▶ **Problem statement**
The line holding "const W = 1440, H" is the last one to output; start at the first line of the data, keep every line in between exactly, and leave out pictures.

▶ **Data segment**
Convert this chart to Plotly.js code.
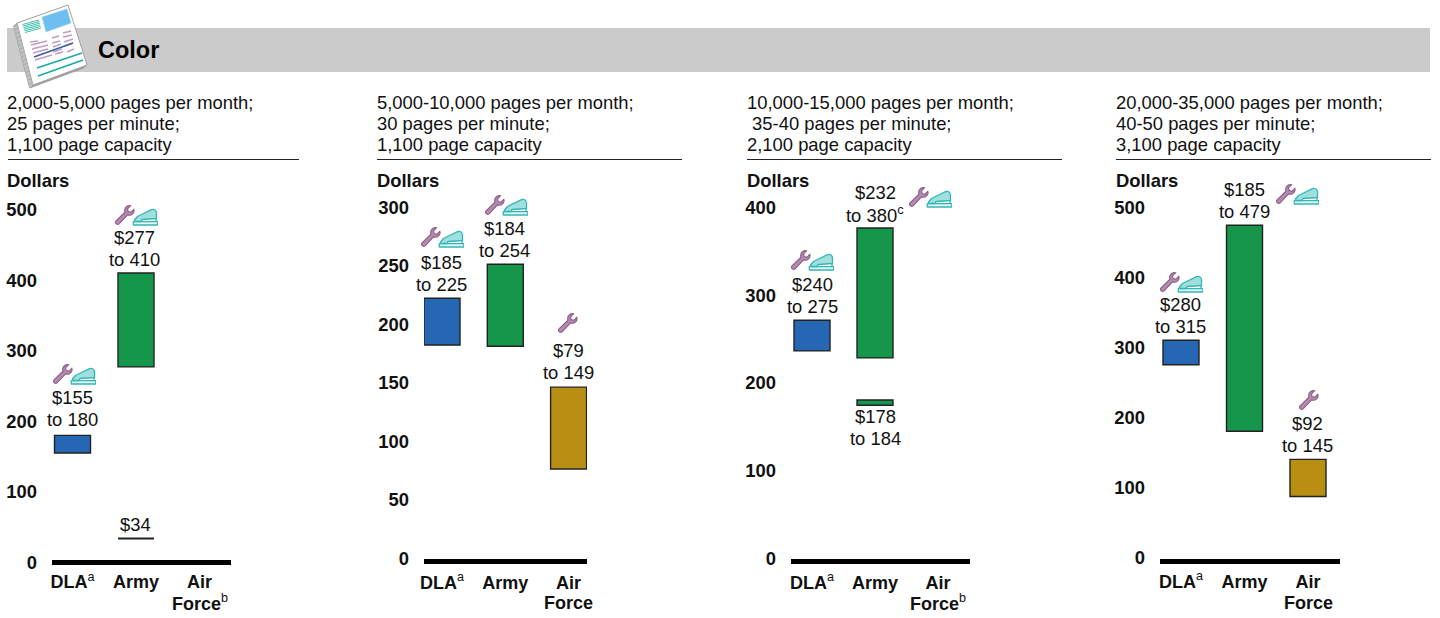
<!DOCTYPE html>
<html><head><meta charset="utf-8">
<script src="https://cdn.plot.ly/plotly-3.0.1.min.js"></script>
<style>html,body{margin:0;padding:0;background:#fff}#c{width:1440px;height:618px}</style>
</head><body><div id="c"></div>
<script>
// ---- data ----
const categories = ["DLA", "Army", "Air Force"];
const p1Low  = [155, 277, null], p1High = [180, 410, null], p1ExtraLow = [null, 34, null], p1ExtraHigh = [null, 34, null];
const p2Low  = [185, 184, 79],   p2High = [225, 254, 149];
const p3Low  = [240, 232, null], p3High = [275, 380, null], p3ExtraLow = [null, 178, null], p3ExtraHigh = [null, 184, null];
const p4Low  = [280, 185, 92],   p4High = [315, 479, 145];
const p1Ticks = [0, 100, 200, 300, 400, 500];
const p2Ticks = [0, 50, 100, 150, 200, 250, 300];
const p3Ticks = [0, 100, 200, 300, 400];
const p4Ticks = [0, 100, 200, 300, 400, 500];
const p1Head = ["2,000-5,000 pages per month;", "25 pages per minute;", "1,100 page capacity"];
const p2Head = ["5,000-10,000 pages per month;", "30 pages per minute;", "1,100 page capacity"];
const p3Head = ["10,000-15,000 pages per month;", " 35-40 pages per minute;", "2,100 page capacity"];
const p4Head = ["20,000-35,000 pages per month;", "40-50 pages per minute;", "3,100 page capacity"];
const sup = s => `<sup><span style="font-weight:400">${s}</span></sup>`;
const tickA = ["DLA" + sup("a"), "Army", "Air"];
const title = "Color";
const colors = ["#2567b3", "#15964b", "#b88f12"];

const W = 1440, H = 618, FONT = '"Liberation Sans", Arial, sans-serif', INK = "#111";

const panels = [
  {low:p1Low, high:p1High, exLow:p1ExtraLow, exHigh:p1ExtraHigh, exLine:2, ticks:p1Ticks, head:p1Head, headX:6,  ruleX:[8,299],
   zero:562.4, top:209.5, max:500, c0:72.5, step:63.5, left:52, right:231, shift:-3.500, xoff:1, lx:-0.5, force:"Force"+sup("b"), fy:602,
   labels:[[0,"high",["$155","to 180"],2,0.500],[1,"high",["$277","to 410"],0,-1],[1,"exAbove",["$34"],0,0]],
   icons:[[52,364,2],[114,205,2]]},
  {low:p2Low, high:p2High, ticks:p2Ticks, head:p2Head, headX:376, ruleX:[377,682],
   zero:561.5, top:210.5, max:300, c0:442, step:63.3, left:424, right:587, shift:-3, xoff:2, lx:-0.5, force:"Force", fy:603,
   labels:[[0,"high",["$185","to 225"],0,0],[1,"high",["$184","to 254"],0,0],[2,"high",["$79","to 149"],1,0]],
   icons:[[420,227,2],[484,195,2],[557,313,1]]},
  {low:p3Low, high:p3High, exLow:p3ExtraLow, exHigh:p3ExtraHigh, exLine:1.400, ticks:p3Ticks, head:p3Head, headX:746, ruleX:[747,1062],
   zero:561.5, top:210.5, max:400, c0:812, step:63, left:791, right:970, shift:-3, xoff:2, lx:0, force:"Force"+sup("b"), fy:602,
   labels:[[0,"high",["$240","to 275"],0,0],[1,"high",["$232","to 380<sup>c</sup>"],0,0],[1,"exBelow",["$178","to 184"],0,0]],
   icons:[[790,250,2],[908,187,2]]},
  {low:p4Low, high:p4High, ticks:p4Ticks, head:p4Head, headX:1115, ruleX:[1116,1431],
   zero:561, top:210.5, max:500, c0:1181, step:63.5, left:1160, right:1340, shift:-3, xoff:2, lx:-0.5, force:"Force", fy:603,
   labels:[[0,"high",["$280","to 315"],0,0],[1,"high",["$185","to 479"],0,0],[2,"high",["$92","to 145"],0,0]],
   icons:[[1159,272,2],[1275,184,2],[1298,390,1]]}
];

// ---- icons ----
const wrench = `<path d="M2.200 18.600c-1-1-.9-2 .1-3L11 7.200c-.7-2.400-.1-4.300 1.500-5.500 1.200-.9 2.700-1.200 4-.8l-3 3 .6 2.700 2.700.7 3-3c.5 1.700 0 3.400-1.200 4.600-1.400 1.300-3.200 1.700-5.100 1L5.300 18.600c-1 1-2.100 1-3.100 0z" fill="#b58bb0" stroke="#8d5f8a" stroke-width="1.200"/>`;
const stapler = `<g fill="#9fe0de" stroke="#35b6b6" stroke-width="1.300" stroke-linejoin="round"><rect x="0.800" y="16.200" width="24.500" height="3.300" fill="#dff6f5"/><path d="M2 16V14.500L5 11 19 4.200Q23 3 24 7L24 13 9.500 14 8.500 16Z"/><path d="M23.500 13v3.200" fill="none"/></g>`;
const svgUri = s => "data:image/svg+xml;charset=utf-8," + encodeURIComponent(s);
const iconBoth = svgUri(`<svg xmlns="http://www.w3.org/2000/svg" width="44" height="21" viewBox="0 0 44 21">${wrench}<g transform="translate(18.500 0.500)">${stapler}</g></svg>`);
const iconWrench = svgUri(`<svg xmlns="http://www.w3.org/2000/svg" width="21" height="21" viewBox="0 0 21 21">${wrench}</svg>`);

const ln = (a,c,w) => `<line x1="${a[0]}" y1="${a[1]}" x2="${a[2]}" y2="${a[3]}" stroke="${c}" stroke-width="${w}"/>`;
let np = "";
[[3.500,3],[2.600,2.300],[1.700,1.500],[0.800,0.700]].forEach(o=>{np+=`<polygon transform="translate(${-o[0]} ${o[1]})" points="17,23 68,5 87,65 33,85" fill="#fff" stroke="#8a8a8a" stroke-width="0.700"/>`;});
np += `<polygon points="17,23 68,5 87,65 33,85" fill="#fff" stroke="#8f8f8f" stroke-width="0.800"/>`;
np += `<polygon points="42,17 67,9 71,23 46,32" fill="#6ebfef" stroke="#9ad3f2" stroke-width="0.600"/>`;
for(let k=0;k<6;k++){np+=ln([22.500+k*0.5,24.500+k*1.600,39+k*0.4,20+k*1.600],"#3fc0ae",1);}
[[30,42,38,41],[31,45,47,41],[32,49,48,45],[33,53,48,49],[35,60,52,55],
 [52,38,59,36],[52,43,60,41],[53,47,61,44],[53,52,62,49],[55,54,63,52],
 [63,33,71,31],[63,37,72,35],[64,42,73,39],[65,46,73,43],[67,52,74,49]].forEach(a=>{np+=ln(a,"#c09cc4",1.700);});
np+=ln([34,57,73,43],"#34609f",1.500);
np+=ln([37,68,82,53],"#19a9a6",1.500);
np+=ln([38,76,83,60],"#19a9a6",1.500);
const newspaper = svgUri(`<svg xmlns="http://www.w3.org/2000/svg" width="100" height="90" viewBox="0 0 100 90">${np}</svg>`);

// ---- build ----
const data = [], annotations = [], shapes = [], images = [];
const layout = {width:W, height:H, margin:{l:0,r:0,t:0,b:0,pad:0}, paper_bgcolor:"#fff", plot_bgcolor:"rgba(0,0,0,0)",
  showlegend:false, barmode:"overlay", font:{family:FONT,color:INK,size:18.400}, annotations, shapes, images};
const px = x => x/W, py = y => 1-y/H;
const text = (x,y,t,o={}) => annotations.push(Object.assign({xref:"paper",yref:"paper",x:px(x),y:py(y),text:t,showarrow:false,xanchor:"left",yanchor:"middle",
    font:{family:FONT,size:18.400,color:INK},borderpad:0},o));

shapes.push({type:"rect",xref:"paper",yref:"paper",x0:px(7),x1:px(1430),y0:py(28),y1:py(72),fillcolor:"#cbcbcb",line:{width:0},layer:"below"});
images.push({source:newspaper,xref:"paper",yref:"paper",x:0,y:1,sizex:100/W,sizey:90/H,xanchor:"left",yanchor:"top",sizing:"stretch",layer:"above"});
text(96.500,50,"<b>"+title+"</b>",{font:{family:FONT,size:23.500,color:"#000"}});

panels.forEach((p,i)=>{
  const n = i+1, xn = n===1?"x":"x"+n, yn = n===1?"y":"y"+n;
  const scale = (p.zero-p.top)/p.max;
  const pad = 6/scale;
  const bottom = p.zero+6;
  const xa = {domain:[px(p.left),px(p.right)], type:"category", categoryorder:"array", categoryarray:categories,
    range:[(p.left-p.c0)/p.step,(p.right-p.c0)/p.step], anchor:yn, showgrid:false, zeroline:false, showline:false, ticks:"", fixedrange:true,
    tickmode:"array", tickvals:categories, ticktext:tickA, ticklabelstandoff:p.xoff,
    tickfont:{family:FONT,size:18,color:"#111",weight:700}, automargin:false, tickangle:0};
  const ya = {domain:[py(bottom),py(p.top)], range:[-pad,p.max], anchor:xn, showgrid:false, showline:false, ticks:"", fixedrange:true,
    zeroline:true, zerolinecolor:"#000", zerolinewidth:5, tickmode:"array", tickvals:p.ticks, ticktext:p.ticks.map(String),
    ticklabelstandoff:14, ticklabelshift:p.shift, tickfont:{family:FONT,size:18.400,color:"#111",weight:700}, automargin:false};
  layout[n===1?"xaxis":"xaxis"+n] = xa;
  layout[n===1?"yaxis":"yaxis"+n] = ya;

  const bar = (lo,hi,name,lw) => ({type:"bar",x:categories,y:hi.map((h,k)=>h==null?null:h-lo[k]),base:lo,width:36/p.step,xaxis:xn,yaxis:yn,name,
    marker:{color:colors,line:{color:"#222",width:lw}},hoverinfo:"skip",cliponaxis:false});
  data.push(bar(p.low,p.high,"range",1.400));
  if(p.exLow) data.push(bar(p.exLow,p.exHigh,"extra",p.exLine));

  p.labels.forEach(([k,kind,lines,dy,dx])=>{
    const v = kind==="high"?p.high[k]:kind==="exAbove"?p.exHigh[k]:p.exLow[k];
    lines.forEach((t,j)=>{
      const off = kind==="exBelow" ? -11-22*j : (lines.length-1-j)*22+14;
      annotations.push({xref:xn,yref:yn,x:categories[k],y:v,xshift:p.lx+dx,yshift:off+dy,text:t,showarrow:false,xanchor:"center",yanchor:"middle",font:{family:FONT,size:18.400,color:INK}});
    });
  });
  p.head.forEach((t,j)=>text(p.headX,103+j*20.900,t.replace(/^ /,"\u00a0")));
  shapes.push({type:"line",xref:"paper",yref:"paper",x0:px(p.ruleX[0]),x1:px(p.ruleX[1]),y0:py(159.500),y1:py(159.500),line:{color:"#222",width:1}});
  text(p.headX,180,"<b>Dollars</b>",{font:{family:FONT,size:18.400,color:"#111"}});
  annotations.push({xref:xn,yref:"paper",x:categories[2],y:py(p.fy),text:p.force,showarrow:false,xanchor:"center",yanchor:"middle",font:{family:FONT,size:18,color:"#111",weight:700}});
  p.icons.forEach(([x,y,kind])=>images.push({source:kind===2?iconBoth:iconWrench,xref:"paper",yref:"paper",x:px(x),y:py(y),sizex:(kind===2?44:21)/W,sizey:21/H,xanchor:"left",yanchor:"top",sizing:"stretch",layer:"above"}));
});
Plotly.newPlot("c",data,layout,{displayModeBar:false,responsive:false,staticPlot:true});
</script>
</body></html>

▶ **Reply**
Convert this chart to Plotly.js code.
<!DOCTYPE html>
<html><head><meta charset="utf-8">
<script src="https://cdn.plot.ly/plotly-3.0.1.min.js"></script>
<style>html,body{margin:0;padding:0;background:#fff}#c{width:1440px;height:618px}</style>
</head><body><div id="c"></div>
<script>
// ---- data ----
const categories = ["DLA", "Army", "Air Force"];
const p1Low  = [155, 277, null], p1High = [180, 410, null], p1ExtraLow = [null, 34, null], p1ExtraHigh = [null, 34, null];
const p2Low  = [185, 184, 79],   p2High = [225, 254, 149];
const p3Low  = [240, 232, null], p3High = [275, 380, null], p3ExtraLow = [null, 178, null], p3ExtraHigh = [null, 184, null];
const p4Low  = [280, 185, 92],   p4High = [315, 479, 145];
const p1Ticks = [0, 100, 200, 300, 400, 500];
const p2Ticks = [0, 50, 100, 150, 200, 250, 300];
const p3Ticks = [0, 100, 200, 300, 400];
const p4Ticks = [0, 100, 200, 300, 400, 500];
const p1Head = ["2,000-5,000 pages per month;", "25 pages per minute;", "1,100 page capacity"];
const p2Head = ["5,000-10,000 pages per month;", "30 pages per minute;", "1,100 page capacity"];
const p3Head = ["10,000-15,000 pages per month;", " 35-40 pages per minute;", "2,100 page capacity"];
const p4Head = ["20,000-35,000 pages per month;", "40-50 pages per minute;", "3,100 page capacity"];
const sup = s => `<sup><span style="font-weight:400">${s}</span></sup>`;
const tickA = ["DLA" + sup("a"), "Army", "Air"];
const title = "Color";
const colors = ["#2567b3", "#15964b", "#b88f12"];

const W = 1440, H = 618, FONT = '"Liberation Sans", Arial, sans-serif', INK = "#111";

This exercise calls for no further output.